In 1937, the British offered to partition the Holy
Land between Jews and Arabs. A decade later, the
United Nations made a similar proposal.

Both times, the Jews said yes, the Arabs said no. In
1967, Israel captured the West Bank and Gaza--in a war
that began when Egypt's president promised to destroy
the Jewish state.

Afterward, the Israelis offered to swap the occupied
territories for a peace treaty. Had it been accepted,
there wouldn't have been Israeli settlements in Gaza
and the West Bank. But the Arab nations said no.

By citing that record, I'm hardly suggesting the
Israelis are blameless. They, too, have been wrong
sometimes--politically, strategically and morally. To
me, it's clear the settlements have to go if there is
to be peace.

But the history of the conflict ought to remind us
that almost all human disputes follow a rule of thumb:
One side is rarely all right, the other all wrong.

I don't get a feeling that principle is high in the
consciousness of the Palestinians' most vocal
supporters.

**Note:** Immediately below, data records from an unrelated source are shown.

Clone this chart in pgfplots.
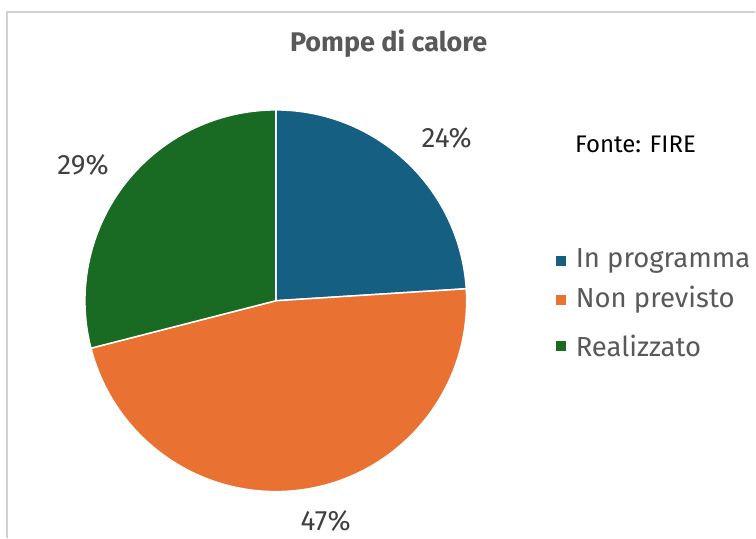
\documentclass[border=0pt]{standalone}
\usepackage{pgfplots}
\usepackage{pgfplotstable}
\pgfplotsset{compat=1.18}
\usepackage{fontspec}
\setmainfont{Fira Sans}
\definecolor{cblue}{HTML}{156082}
\definecolor{corange}{HTML}{E97132}
\definecolor{cgreen}{HTML}{196B24}
\definecolor{ctext}{HTML}{595959}
\definecolor{clab}{HTML}{404040}
\pgfplotstableread{
label value
InProgramma 24
NonPrevisto 47
Realizzato 29
}\piedata
\pgfplotstablegetelem{0}{value}\of\piedata \let\vA\pgfplotsretval
\pgfplotstablegetelem{1}{value}\of\piedata \let\vB\pgfplotsretval
\pgfplotstablegetelem{2}{value}\of\piedata \let\vC\pgfplotsretval
\pgfmathsetmacro\aA{90}
\pgfmathsetmacro\aB{\aA-\vA*3.6}
\pgfmathsetmacro\aC{\aB-\vB*3.6}
\pgfmathsetmacro\aD{\aC-\vC*3.6}
\begin{document}
\begin{tikzpicture}
\begin{axis}[x=1bp,y=1bp,xmin=0,xmax=756,ymin=0,ymax=538,hide axis,clip=false]
\fill[white] (axis cs:0,0) rectangle (axis cs:756,538);
\draw[black!18,line width=1.2bp] (axis cs:7,0) -- (axis cs:7,526) -- (axis cs:756,526);
\node[font=\fontsize{27bp}{31bp}\selectfont\bfseries,text=ctext] at (axis cs:389,494) {Pompe di calore};
\filldraw[fill=cblue,draw=white,line width=1.5bp] (axis cs:276,237) -- ++(\aA:191bp) arc[start angle=\aA,end angle=\aB,radius=191bp] -- cycle;
\filldraw[fill=corange,draw=white,line width=1.5bp] (axis cs:276,237) -- ++(\aB:191bp) arc[start angle=\aB,end angle=\aC,radius=191bp] -- cycle;
\filldraw[fill=cgreen,draw=white,line width=1.5bp] (axis cs:276,237) -- ++(\aC:191bp) arc[start angle=\aC,end angle=\aD,radius=191bp] -- cycle;
\node[font=\fontsize{28bp}{32bp}\selectfont,text=clab] at (axis cs:447,400) {\vA\%};
\node[font=\fontsize{28bp}{32bp}\selectfont,text=clab] at (axis cs:326,17) {\vB\%};
\node[font=\fontsize{28bp}{32bp}\selectfont,text=clab] at (axis cs:83,373) {\vC\%};
\node[font=\fontsize{24bp}{28bp}\selectfont,text=black] at (axis cs:636,393) {Fonte: FIRE};
\fill[cblue] (axis cs:556,272) rectangle (axis cs:566,282);
\fill[corange] (axis cs:556,233) rectangle (axis cs:566,243);
\fill[cgreen] (axis cs:556,187) rectangle (axis cs:566,197);
\node[font=\fontsize{27.5bp}{31bp}\selectfont,text=ctext,anchor=west,inner sep=0pt] at (axis cs:576,277) {In programma};
\node[font=\fontsize{27.5bp}{31bp}\selectfont,text=ctext,anchor=west,inner sep=0pt] at (axis cs:576,238) {Non previsto};
\node[font=\fontsize{27.5bp}{31bp}\selectfont,text=ctext,anchor=west,inner sep=0pt] at (axis cs:576,192) {Realizzato};
\end{axis}
\end{tikzpicture}
\end{document}
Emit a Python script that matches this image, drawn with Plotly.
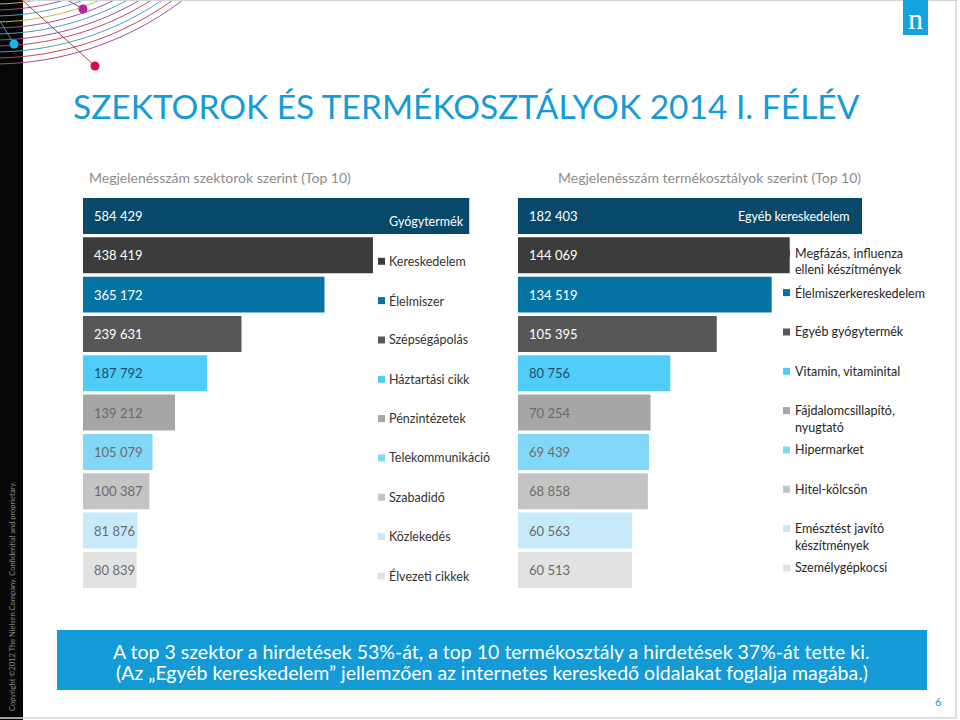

They insist, for instance, that a peace
arrangement must take into account the plight of
Palestinian refugees displaced by the Arab-Israeli
wars, which seems just.

But what about Jewish refugees--the hundreds of
thousands who were driven out of Arab countries or
fled mobs reacting to the news of Israel's
independence by killing Jews?

Those refugees arrived in Israel penniless, forced to
leave their property behind as the price of being
allowed to leave countries where their ancestors lived
for thousands of years. I haven't heard church groups
saying the suffering of Jewish refugees must be taken
into account in any peace settlement.

During the negotiations of 2000, the Israelis proposed
dividing Jerusalem's Old City, with its holy sites
sacred to Muslims, Christians and Jews. Arafat
countered that there never had been a Jewish Temple
there. Denying the religious heritage of someone
sitting across the negotiating table wouldn't seem the
way to make peace.

You might think Christians would repudiate the
Palestinian leader's pronouncement, simply out of
self-defense. By Arafat's account, the Gospel
narratives of Jesus' visits to the temple must have
been falsified: If there was no temple, how could he
have chastised the moneychangers?

Unless I missed something, I don't recall any protest
by church groups quick to criticize Israel--and now,
to call for a unilateral economic blockade.

In the middle of a heated argument, it is helpful to
recall that the closer we are to one side of a
dispute, the harder it is to view the other
dispassionately. We can't see our allies objectively
when the emotions overrule reason--of which
proposition, I offer myself as Exhibit No. 1.

Conscious of the long and painful history of
anti-Semitism, I am quick to conflate criticism of
Israel with hatred of Jews. Especially when Christian
denominations are involved, I'm tempted to connect
dots that might not be truly there. In more sober
moments, I realize that contemporary church leaders
could have reached their positions on the Middle East
honestly, even though their predecessors preached
bigotry.

But it does take an effort on my part, so here is a
suggestion for encouraging my rational side.

Pay some attention to a sore spot of mine. That decree
of Edward I expelling the Jews from England has never
been rescinded. In the 17th Century, an attempt to get
the ban overturned was blocked in Parliament.
Afterward, Jews were quietly allowed to return.

But the blot and the insult remain.

So why don't Christian denominations that take a
stance on the Middle East balance it with a call for
Edward's order to be formally revoked? It would be a
nice symbolic act, especially for Presbyterians and
Anglicans, whose religious roots trace to Great
Britain.

Make the gesture, and I'd be happy to sit down and
discuss the convoluted problems of Israelis and
Palestinians. If you think that might be helpful.